Maybe I'm just jaded and demanding, but:

1) As others mentioned, two GbE interfaces seems really limited for a 2025 project. Modern FPGAs can support 100GbE and up - I don't necessarily expect that on a hobbyist-level project, of course, but 1GbE is well behind the curve.

2) There don't appear to be any hardware design files (e.g. schematics, PCB layouts) in the Git repository. In fact, the only mention of the current FPGA is a single text file stating that "Cyclone 10 GX port in progress"...

3) There's basically zero open source support for Intel/Altera FPGAs. Yes, you can open-source your HDL, but the vendor tools are all closed-source and there's no alternatives.

  • Aromasin 4 hours ago

    Agreed. They are using an Cyclone 10 GX - that's over $250 for a part from 2017...

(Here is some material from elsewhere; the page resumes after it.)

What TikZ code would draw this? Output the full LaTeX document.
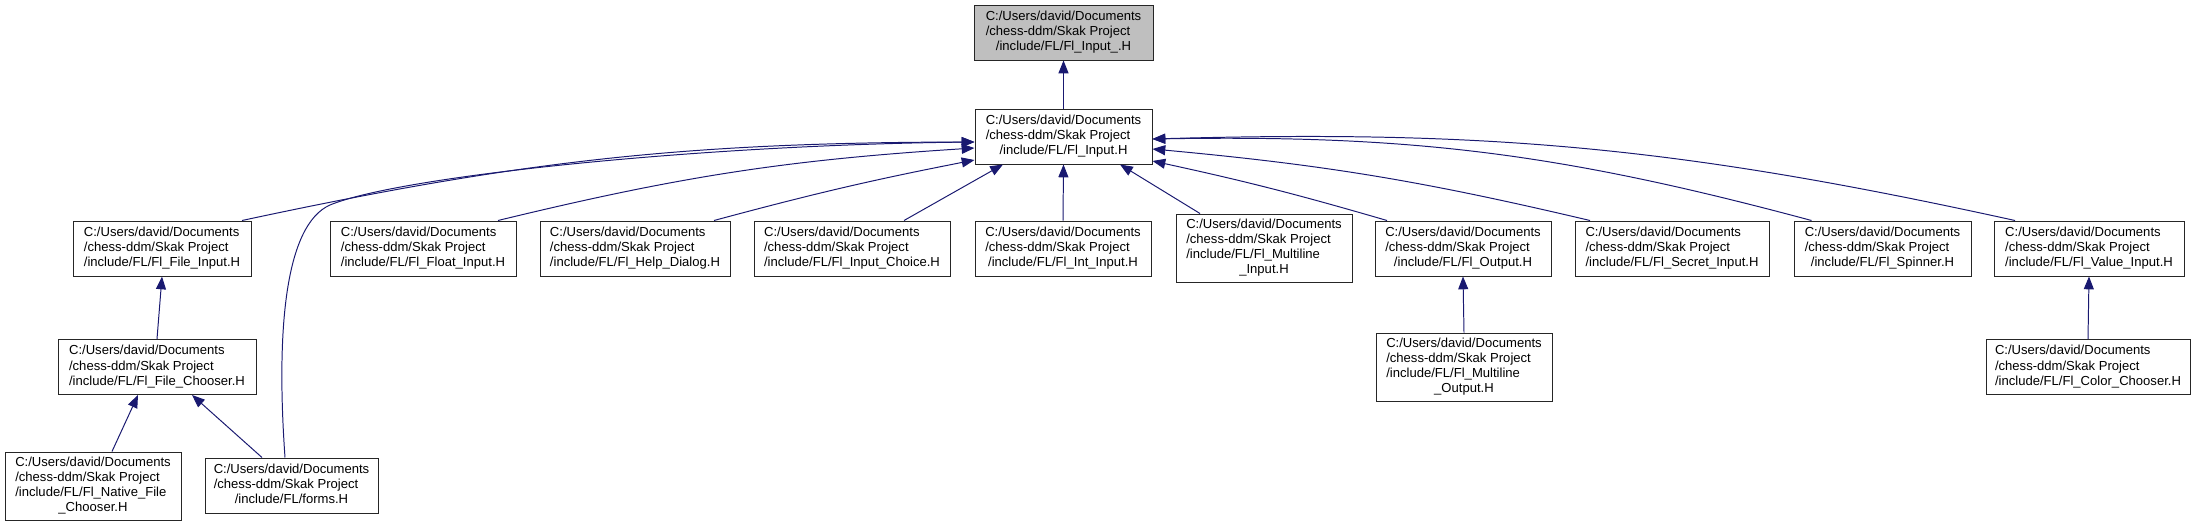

    If the restriction is wanting low price to suite the FPGAs open-source low-budget market, they'd be better off using a Lattice Certus-NX or something. 5Gbps SERDES on that for ~$40, or better yet a CertusPro-NX with 10Gbps SERDES for ~$70. Altera and Xilinx are just throwing away the sub-100K-LUT market to Lattice at this point, yet people are still building systems out using these expensive, antiquated parts. That's shelf pricing too - go through a distributor and it'd be 50% of that price!